Dugaan pelanggaran HAM yang dilakukan oleh Kemenristekdikti telah dilaporkan ke Komnas HAM RI melalui divisi pemuda dan mahasiswa Persaudaraan Alumni 212. Secara politik, tindakan Kemenristekdikti yang abai menjalankan tugas pokok dan fungsinya memimpin lembaga pendidikan tinggi, menjadi pertimbangan tersendiri bagi publik untuk menuntut Presiden mencopot jabatannya.
Seorang menteri, tidak boleh mengumbar kesalahan etik bawahan ke ruang publik, apalagi membuat teror horor dengan membuat pilihan-pilihan paksaan yang tendensius dan radikal. Meminta seorang Guru Besar untuk memilih NKRI atau melepaskan jabatannya, adalah tindakan diktator dan radikal yang tak lazim.

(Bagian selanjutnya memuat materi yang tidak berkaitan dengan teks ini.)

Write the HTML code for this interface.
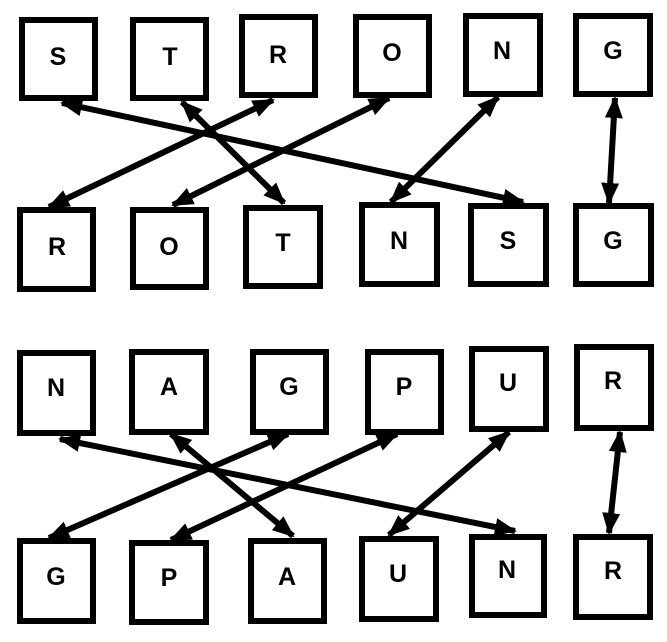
<!DOCTYPE html>
<html><head><style>html,body{margin:0;padding:0;background:#fff}</style></head><body>
<svg width="667" height="637" viewBox="0 0 667 637" xmlns="http://www.w3.org/2000/svg">
<defs>
<marker id="a" markerUnits="userSpaceOnUse" markerWidth="22" markerHeight="20" refX="20" refY="9" orient="auto-start-reverse" viewBox="0 0 22 18">
<path d="M0,0 L22,9 L0,18 z" fill="#000"/></marker>
</defs>
<g fill="#fff" stroke="#000" stroke-width="6">
<rect x="22" y="20" width="73" height="78"/>
<rect x="133" y="20" width="73" height="78"/>
<rect x="242" y="17" width="73" height="78"/>
<rect x="356" y="17" width="73" height="78"/>
<rect x="466" y="16" width="74" height="78"/>
<rect x="576" y="16" width="74" height="78"/>
<rect x="20" y="210" width="73" height="79"/>
<rect x="133" y="210" width="73" height="77"/>
<rect x="246" y="208" width="74" height="78"/>
<rect x="362" y="205" width="75" height="79"/>
<rect x="471" y="206" width="75" height="78"/>
<rect x="576" y="206" width="75" height="78"/>

<rect x="20" y="353" width="73" height="80"/>
<rect x="132" y="352" width="74" height="80"/>
<rect x="253" y="352" width="73" height="80"/>
<rect x="368" y="352" width="73" height="80"/>
<rect x="472" y="349" width="74" height="80"/>
<rect x="577" y="347" width="74" height="81"/>
<rect x="20" y="541" width="73" height="80"/>
<rect x="132" y="543" width="74" height="79"/>
<rect x="251" y="541" width="73" height="80"/>
<rect x="362" y="539" width="74" height="80"/>
<rect x="472" y="537" width="72" height="78"/>
<rect x="576" y="537" width="74" height="80"/>
</g>
<g font-family="Liberation Sans, sans-serif" font-weight="bold" font-size="25" text-anchor="middle">
<text x="58" y="65">S</text><text x="170" y="65">T</text><text x="278" y="63">R</text><text x="392" y="61">O</text><text x="502" y="59">N</text><text x="613" y="59">G</text>
<text x="57" y="255">R</text><text x="169" y="255">O</text><text x="283" y="251">T</text><text x="399" y="249">N</text><text x="508" y="249">S</text><text x="613" y="249">G</text>
<text x="56" y="396">N</text><text x="169" y="395">A</text><text x="289" y="395">G</text><text x="404" y="395">P</text><text x="508" y="391">U</text><text x="613" y="389">R</text>
<text x="56" y="585">G</text><text x="169" y="586">P</text><text x="287" y="585">A</text><text x="398" y="582">U</text><text x="507" y="578">N</text><text x="613" y="579">R</text>
</g>
<g stroke="#000" stroke-width="6" marker-start="url(#a)" marker-end="url(#a)">
<line x1="62" y1="103" x2="523" y2="202"/>
<line x1="182" y1="102" x2="284" y2="203"/>
<line x1="273" y1="100" x2="49" y2="207"/>
<line x1="389" y1="98" x2="173" y2="205"/>
<line x1="498" y1="97" x2="391" y2="202"/>
<line x1="615" y1="98" x2="609" y2="203"/>
<line x1="60" y1="439" x2="515" y2="531"/>
<line x1="171" y1="434" x2="293" y2="536"/>
<line x1="288" y1="434" x2="49" y2="538"/>
<line x1="397" y1="434" x2="171" y2="540"/>
<line x1="509" y1="432" x2="389" y2="535"/>
<line x1="620" y1="432" x2="609" y2="533"/>
</g>
</svg>
</body></html>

Pernyataan ini melawan nalar dan logika sehat. Sebab, bagaimana mungkin seorang pengajar Pancasila yang telah lebih 24 tahun mengajar dituding anti NKRI ? Darimana vonis untuk melepaskan jabatan itu dipertimbangkan ? Apakah sudah ada pertimbangan pengadilan dimana amar putusannya memerintahkan demikian?
Jika diktatorisme kampus ini diambil atas adanya latar belakang ujaran berbeda, kongkritnya jika pertimbangannya adalah karena perbedaan pandangan penguasa dengan kaum intelektual atas menghangatnya diskursus tentang Khilafah, bukankah berdiskusi dan menguraikan argumentasi adalah pilihan bijak dan bermartabat ? Bukan secara sepihak mengambil jalan memvonis dan melakukan persekusi.

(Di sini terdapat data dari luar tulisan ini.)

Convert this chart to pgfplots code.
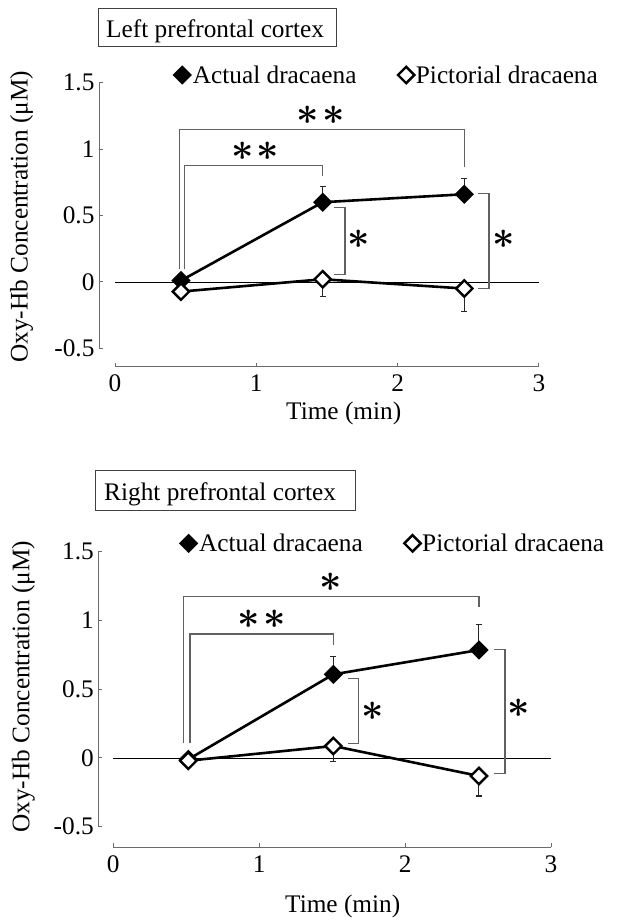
\documentclass[border=0pt]{standalone}
\usepackage{amsmath}
\usepackage{pgfplots}
\pgfplotsset{compat=1.18}
\usepackage{fontspec}
\setmainfont{Liberation Serif}
\newcommand\fs{\fontsize{25.3}{30}\selectfont}
\newcommand\st{\boldsymbol{\ast}}
\definecolor{axgray}{gray}{0.42}
\definecolor{brgray}{gray}{0.38}
\tikzset{sigstar/.style={font=\normalsize, scale=3.9, inner sep=0pt}}

\pgfplotsset{
  panel/.style={
    anchor=south west,
    xmin=0, xmax=3, ymin=-0.5, ymax=1.5,
    axis x line*=bottom, axis y line*=left,
    axis line style={axgray, line width=1pt},
    xtick={0,1,2,3}, ytick={-0.5,0,0.5,1,1.5},
    tick align=inside, major tick length=4pt,
    tick style={axgray, line width=1pt},
    ticklabel style={font=\fs},
    /pgf/number format/assume math mode=true,
    xticklabel style={yshift=-4.6pt},
    yticklabel style={xshift=-1pt},
    clip=false,
    legend columns=2,
    legend image code/.code={\draw[##1, only marks] plot coordinates {(0pt,0pt)};},
    legend style={draw=none, fill=none, inner sep=0pt, anchor=west, font=\fs,
      nodes={inner sep=1.5pt},
      /tikz/every even column/.append style={column sep=40pt}},
  },
  actual/.style={black, line width=2.6pt, mark=square*, mark size=6.4pt,
    mark options={rotate=45, solid, fill=black, line width=0.8pt},
    error bars/.cd, y dir=plus, y explicit,
    error bar style={black!85, line width=1.1pt},
    error mark options={rotate=90, black!85, line width=1.1pt, mark size=3pt}},
  pict/.style={black, line width=2.6pt, mark=square*, mark size=5.8pt,
    mark options={rotate=45, solid, fill=white, line width=2.4pt},
    error bars/.cd, y dir=minus, y explicit,
    error bar style={black!85, line width=1.1pt},
    error mark options={rotate=90, black!85, line width=1.1pt, mark size=3pt}},
}

\begin{document}
\begin{tikzpicture}
\useasboundingbox (0,0) rectangle (618pt,-920pt);

% ---------------- Top panel ----------------
\draw[black!75, line width=1pt] (98.3pt,-8.3pt) rectangle (336pt,-46.7pt);
\node[anchor=base west, inner sep=0pt, font=\fs] at (106pt,-37.3pt) {Left prefrontal cortex};
\node[rotate=90, font=\fs] at (21.7pt,-216.7pt) {Oxy-Hb Concentration (μM)};
\node[anchor=base west, inner sep=0pt, font=\fs] at (286pt,-419.3pt) {Time (min)};

\begin{axis}[panel, at={(115pt,-348.3pt)}, x=141.3pt, y=132.8pt,
  axis x line shift=18.4pt, axis y line shift=16pt,
  legend style={at={(axis description cs:0.137,1.029)}}]
\addplot[black, line width=0.8pt, forget plot] coordinates {(0,0) (3,0)};
\addplot[actual] coordinates {
  (0.467,0.01) +- (0,0.03)
  (1.47,0.60)  +- (0,0.118)
  (2.472,0.66) +- (0,0.116)
};
\addplot[pict] coordinates {
  (0.467,-0.073) +- (0,0.03)
  (1.47,0.02)    +- (0,0.13)
  (2.472,-0.05)  +- (0,0.174)
};
\legend{Actual dracaena, Pictorial dracaena}
\draw[brgray, line width=1.2pt] (axis cs:0.455,0.096) |- (axis cs:2.472,1.145) -- (axis cs:2.472,0.868);
\draw[brgray, line width=1.2pt] (axis cs:0.49,0.096) |- (axis cs:1.47,0.876) -- (axis cs:1.47,0.80);
\draw[brgray, line width=1.2pt] (axis cs:1.552,0.56) -| (axis cs:1.628,0.058) -- (axis cs:1.552,0.058);
\draw[brgray, line width=1.2pt] (axis cs:2.571,0.668) -| (axis cs:2.647,-0.047) -- (axis cs:2.571,-0.047);
\node[sigstar] at (axis cs:1.456,1.257) {${\st}\kern0.8pt{\st}$};
\node[sigstar] at (axis cs:0.993,0.981) {${\st}\kern0.8pt{\st}$};
\node[sigstar] at (axis cs:1.722,0.32) {$\st$};
\node[sigstar] at (axis cs:2.753,0.32) {$\st$};
\end{axis}

% ---------------- Bottom panel ----------------
\draw[black!75, line width=1pt] (95.7pt,-470pt) rectangle (355pt,-510pt);
\node[anchor=base west, inner sep=0pt, font=\fs] at (104pt,-500pt) {Right prefrontal cortex};
\node[rotate=90, font=\fs] at (23.3pt,-686.7pt) {Oxy-Hb Concentration (μM)};
\node[anchor=base west, inner sep=0pt, font=\fs] at (285pt,-912.3pt) {Time (min)};

\begin{axis}[panel, at={(113.3pt,-826.7pt)}, x=145.9pt, y=137.5pt,
  axis x line shift=20.6pt, axis y line shift=15pt,
  legend style={at={(axis description cs:0.151,1.0305)}}]
\addplot[black, line width=0.8pt, forget plot] coordinates {(0,0) (3,0)};
\addplot[actual] coordinates {
  (0.514,-0.01) +- (0,0.03)
  (1.508,0.608) +- (0,0.128)
  (2.506,0.785) +- (0,0.187)
};
\addplot[pict] coordinates {
  (0.514,-0.02) +- (0,0.03)
  (1.508,0.087) +- (0,0.114)
  (2.506,-0.131) +- (0,0.146)
};
\legend{Actual dracaena, Pictorial dracaena}
\draw[brgray, line width=1.2pt] (axis cs:0.48,0.111) |- (axis cs:2.506,1.173) -- (axis cs:2.506,1.10);
\draw[brgray, line width=1.2pt] (axis cs:0.526,0.111) |- (axis cs:1.508,0.901) -- (axis cs:1.508,0.821);
\draw[brgray, line width=1.2pt] (axis cs:1.611,0.579) -| (axis cs:1.679,0.107) -- (axis cs:1.611,0.107);
\draw[brgray, line width=1.2pt] (axis cs:2.611,0.79) -| (axis cs:2.685,-0.112) -- (axis cs:2.611,-0.112);
\node[sigstar] at (axis cs:1.492,1.276) {$\st$};
\node[sigstar] at (axis cs:1.017,1.008) {${\st}\kern0.8pt{\st}$};
\node[sigstar] at (axis cs:1.778,0.336) {$\st$};
\node[sigstar] at (axis cs:2.781,0.361) {$\st$};
\end{axis}
\end{tikzpicture}
\end{document}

Perlu ditegaskan, hingga saat ini tidak ada satupun produk hukum yang memberi tafsir terhadap Khilafah sebagai paham atau ajaran yang dilarang. Jadi, jahat sekali jika penguasa melalui Kemenristekdikti membuat narasi sepihak untuk menggiring opini publik agar menjauhi Khilafah sebagai ajaran Islam yang agung, dengan memvonisnya sebagai ajaran terlarang.
Penjelasan fair dan berdasarkan hukum, yang memuat paham atau ajaran apa yang dilarang dianut, dikembangkan dan disebarluaskan adalah paham atau ajaran marxisme/leninisme, atheisme dan komunisme. Paham ini tegas dilarang, berdasarkan TAP MPRS No. XXV/1966.
Adapun terhadap ide Khilafah, tidak ada satupun produk hukum yang melarangnya. Apalagi, dalam khazanah fiqh Islam Khilafah adalah ajaran Islam. Khilafah sudah dikenal secara luas sebagai bagian dari ajaran Islam.
Dalam sesi tanya jawab dengan rekan media, kami telah menjelaskan secara rinci kesalahan-kesalahan pilihan kebijakan yang diambil oleh Kemenristekdikti. Maka, tuntutan kepada Presiden untuk mencopot M. Natsir dari posisi Menristekdikti adalah tuntutan yang wajar dan sangat beralasan.
Selanjutnya, pada beberapa hari ke depan Aliansi Tim Bantuan Hukum PA 212, akan melakukan serangkaian tindakan hukum agar kecerobohan dan kekeliruan mengelola pendidikan tinggi di negeri ini tidak terus berlanjut. Komitmen pada penjagaan nilai, etika dan norma perguruan tinggi wajib dijaga, semua pihak wajib menghormati tak terkecuali Kemenristekdikti. [].